Simon has offered $10 billion for General Growth, which has rejected the offer as too low. To thwart Simon's bid, General Growth announced plans to split itself in two and remain independent. It wouild would allow Brookfield to invest $2.6 billion to become its biggest shareholder. So far, no one is sure how the situation will end.

Analyst Robert McMillan of Standard & Poor's reiterated his strong-buy recommendation on Simon on Mar. 26 and raised his 12-month target for the stock to $99 a share from $87. "We believe the recent strength in retail sales suggests that retailer sentiment will improve further, bolstering increased demand for new as well as existing space in Simon's shopping center portfolio," says McMillan.

He forecasts Simon will post funds from operations of $5.76 a share for 2010 and $6.11 for 2011, reflecting his expectations of better occupancy and pricing trends over the next 12 to 18 months. "Simon's established relationships with numerous retailers will allow Simon to continue to generate solid growth over the long term," says McMillan. The giant retailer Gap (GPS) is Simon's largest tenant, accounting for 2.9% of its annual rental revenues.

Generally Considered Toxic

Analyst Carol L. Kemple of investment firm Morgan Joseph figures that when retailers start expanding again and open more stores, they'll want to be in Simon's "class A" malls and should be willing to pay more to be where the most shopping traffic is. Kemple notes that Simon's top 10 tenants account for 13.5% of its total yearly rental revenues. The analyst rates Simon as a long-term buy.

In a way, Simon is one of the most attractive asset plays in an industry where properties are generally regarded as toxic. But Jeffrey Spector, analyst at Bank of America Merrill Lynch says Simon's diversified portfolio has consistently generated above-average growth and operating cash flow. "In addition, Simon's management and balance sheet are among the best in the industry," says Spector, who rates the stock a buy. Although he remains cautious on the retail outlook through 2010, Spector says Simon's "outlet-center business continues to be robust, providing operating flexibility and growth opportunities."

Although Wall Street remains down on real estate and housing, it isn't much worried about Simon.
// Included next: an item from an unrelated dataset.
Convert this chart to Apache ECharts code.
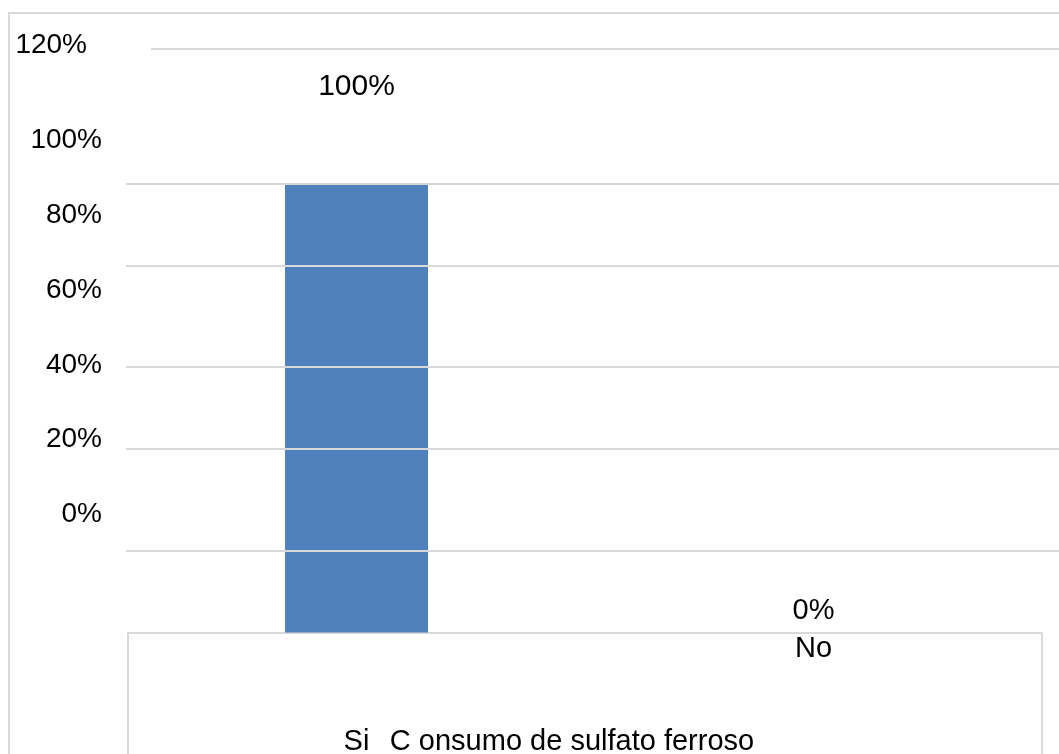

Eleven of the 22 analysts who track it recommend buying the stock, with only one advocating a sell, and six rating it a hold.

Some Big Buyers

It's understandable that a large number of big institutional investors sold shares and took profits as of Dec. 31, 2009, since the stock had made a big leap by then from its lows in March 2009. They, of course, missed the stock's further upswing since February.

However, some big investors bought more shares as of Dec. 31, 2009, including Vanguard Group, Simon's largest stakeholder with 8.35%, which purchased 799,060 shares; Goldman Sachs Group, which acquired 1.98 million shares that upped its stake to 2%; and Heitman Real Estate, which bought 2.78 million shares, pulling up its ownership to 1.9%.

For investors who believe that housing and real estate have seen their lows, and that the economic recovery is gaining traction, a bet on Simon Property's continued upward mobility may be a way to shelter against possible headwinds.